With Trump, there is no need to defend the indefensible. He says it in so many words and he doesn't want it defended. In fact, if you try to soften his remarks he will attack you on Twitter and double down on his rhetoric, as Tillerson discovered many times.

He does not care about soft power. He only cares about military power.

Tellingly, he increased the Pentagon's budget by the same percentage he decreased Foggy Bottom's.

And let's not forget the fact that the reason Tillerson called Trump a "fucking moron" was because the Orange Man was asking a ten-fold increase in America's nuclear arsenal.

In short, by removing its main function, Donald J. Trump made the State Department irrelevant.

He thinks he will just tell Kim Jong-un and Hassan Rouhani to disarm and it they don't, he will nuke them.

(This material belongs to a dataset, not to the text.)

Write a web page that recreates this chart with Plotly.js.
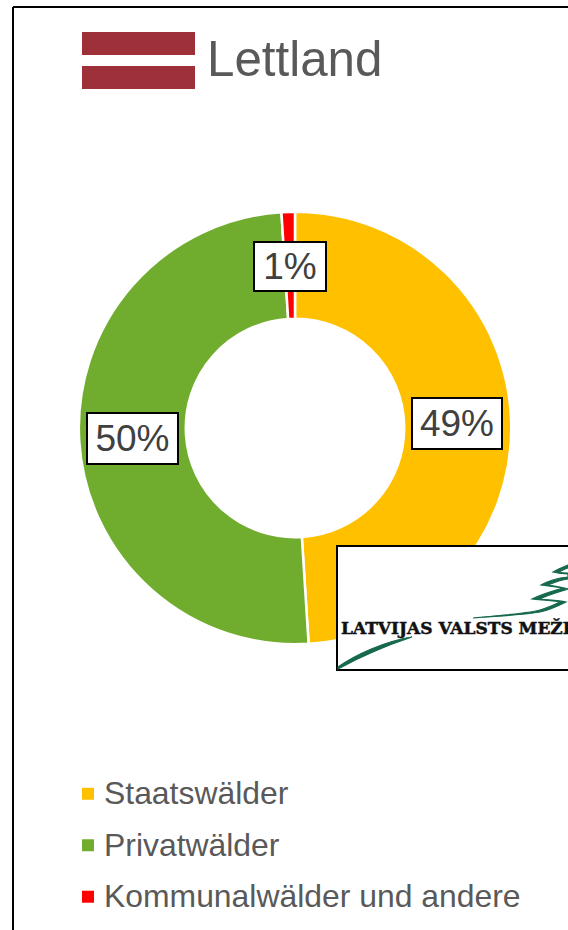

That's as simple as that.

Tillerson might have objected, his replacement Mike Pompeo will ask to be in the room when Trump pushes the button.

As one recent op-ed noted, Trump is the Ugly American as the President.



From the desk of Nikki Haley, the next Secretary of State after Mike Pompeo:
U.S. Ambassador to the United Nations Nikki Haley is proposing a sweeping reassessment of U.S. foreign assistance with a view to punishing dozens of poor countries that vote against U.S. policies at the U.N., according to a confidential internal memo drafted by her staff. 
The move to make foreign aid conditional on political support follows a U.S. decision to cut tens of millions of dollars in assistance to Palestinian refugees, a cut made in retaliation for Palestine’s sponsorship of U.N. resolutions denouncing U.S. President Donald Trump’s controversial recognition of Jerusalem as Israel’s capital. Haley now wants to apply a similar principle to decisions about aid to other needy countries.
That's America First with a chin flick.

Who needs a State Department when this is your attitude.